Haymitch sopravvive agli Hunger Games fisicamente, ma ciò che deve affrontare una volta tornato nel Distretto 12 lo distrugge completamente a livello emotivo e psicologico. Di fronte a questa situazione non trova altra soluzione che l’alcol per far tacere i fantasmi che lo tormentano. O forse si affida all’alcol perché è proprio quest’ultimo a dargli la possibilità di rivedere, almeno apparentemente, i cari che ha perso e di risentire la loro voce.

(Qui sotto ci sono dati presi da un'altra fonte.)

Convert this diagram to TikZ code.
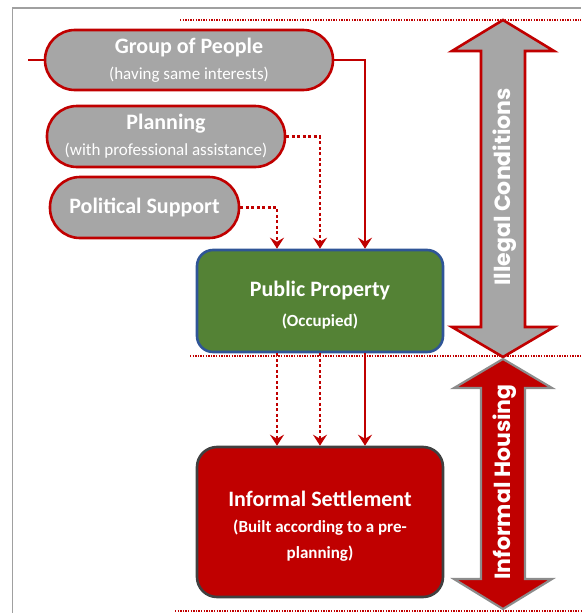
\documentclass[tikz,border=0pt]{standalone}
\usepackage{fontspec}
\setmainfont{Carlito}
\newfontfamily\arrowfont{Poppins}
\usetikzlibrary{arrows.meta,calc}
\definecolor{dred}{HTML}{C00000}
\definecolor{pillgray}{HTML}{A6A6A6}
\definecolor{pgreen}{HTML}{548235}
\definecolor{pblue}{HTML}{2F5597}
\definecolor{frame}{HTML}{A0A0A0}
\definecolor{isborder}{HTML}{404040}
\definecolor{ihborder}{HTML}{8C8C8C}
\tikzset{
  pill/.style={draw=dred, line width=2.6pt, fill=pillgray, text=white, align=center,
    inner sep=0pt, minimum height=60pt, font=\fontsize{17}{26}\selectfont},
  mainbox/.style={line width=2.6pt, text=white, align=center, inner sep=0pt, font=\bfseries\fontsize{17}{26}\selectfont},
  conn/.style={draw=dred, line width=2.4pt, -{Stealth[length=11pt,width=14pt,inset=4pt]}},
  dconn/.style={conn, dash pattern=on 3pt off 2.5pt},
  sepline/.style={draw=dred, line width=1.4pt, dash pattern=on 1.4pt off 1.2pt},
  arrowtext/.style={text=white, rotate=90, font=\arrowfont\bfseries\fontsize{22}{24}\selectfont}
}
\begin{document}
\begin{tikzpicture}[x=1pt,y=-1pt]
\useasboundingbox (0,0) rectangle (581,613);
% frame
\draw[frame, line width=1.8pt] (12.5,613) -- (12.5,8) -- (581,8);
% separator lines
\draw[sepline] (180,20) -- (581,20);
\draw[sepline] (190,356) -- (581,356);
\draw[sepline] (175,611) -- (581,611);
% pills
\node[pill, minimum width=288pt, rounded corners=30pt] (group) at (189,60)
  {{\fontsize{22}{26}\selectfont\bfseries Group of People}\\(having same interests)};
\node[pill, minimum width=238pt, rounded corners=30pt, minimum height=61pt] (plan) at (166,136.5)
  {{\fontsize{22}{26}\selectfont\bfseries Planning}\\(with professional assistance)};
\node[pill, minimum width=189pt, rounded corners=30pt, minimum height=61pt] (pol) at (144.5,207.5)
  {{\fontsize{22}{26}\selectfont\bfseries Political Support}};
% main boxes
\node[mainbox, draw=pblue, fill=pgreen, minimum width=246pt, minimum height=102pt, rounded corners=16pt,
  font=\bfseries\fontsize{17}{30}\selectfont] (pp) at (320,301)
  {\rule{0pt}{24pt}{\fontsize{22}{26}\selectfont Public Property}\\(Occupied)};
\node[mainbox, draw=isborder, fill=dred, minimum width=246pt, minimum height=150pt, rounded corners=20pt] (is) at (320,522)
  {\rule{0pt}{24pt}{\fontsize{22}{26}\selectfont Informal Settlement}\\(Built according to a pre-\\planning)};
% connectors
\coordinate (gstart) at (28,60);
\draw[draw=dred, line width=2.6pt] (gstart) -- (group.west);
\draw[conn] (group.east) -| ([xshift=45pt]pp.north);
\draw[dconn] (plan.east) -| (pp.north);
\draw[dconn] (pol.east) -| ([xshift=-43pt]pp.north);
\draw[dconn] ([xshift=-43pt]pp.south) -- ([xshift=-43pt]is.north);
\draw[dconn] (pp.south) -- (is.north);
\draw[conn] ([xshift=45pt]pp.south) -- ([xshift=45pt]is.north);
% double arrows
\draw[draw=dred, fill=pillgray, line width=2.6pt, line join=miter]
  (503,20) -- (554,51) -- (525,51) -- (525,327) -- (554,327) -- (503,357)
  -- (452,327) -- (481,327) -- (481,51) -- (452,51) -- cycle;
\node[arrowtext] (ill) at (505,187) {Illegal Conditions};
\draw[draw=ihborder, fill=dred, line width=2.2pt, line join=miter]
  (503,359) -- (552,388) -- (525,388) -- (525,579) -- (552,579) -- (503,609)
  -- (454,579) -- (481,579) -- (481,388) -- (454,388) -- cycle;
\node[arrowtext] (ih) at (505,482) {Informal Housing};
\end{tikzpicture}
\end{document}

P.S. Se pensavate che la crudeltà di Snow non potesse andare oltre ciò che ha fatto passare a Katniss e Peeta, vi sbagliate di grosso: in questo romanzo Snow mostra una crudeltà senza eguali, distruggendo tutto ciò che sta a cuore a Haymitch e annientando completamente in lui per anni qualsiasi desiderio di ribellione. Insomma i tempi de La ballata dell’usignolo e del serpente in cui Snow ci è stato quasi simpatico e ci ha fatto quasi pena sono ormai ben lontani.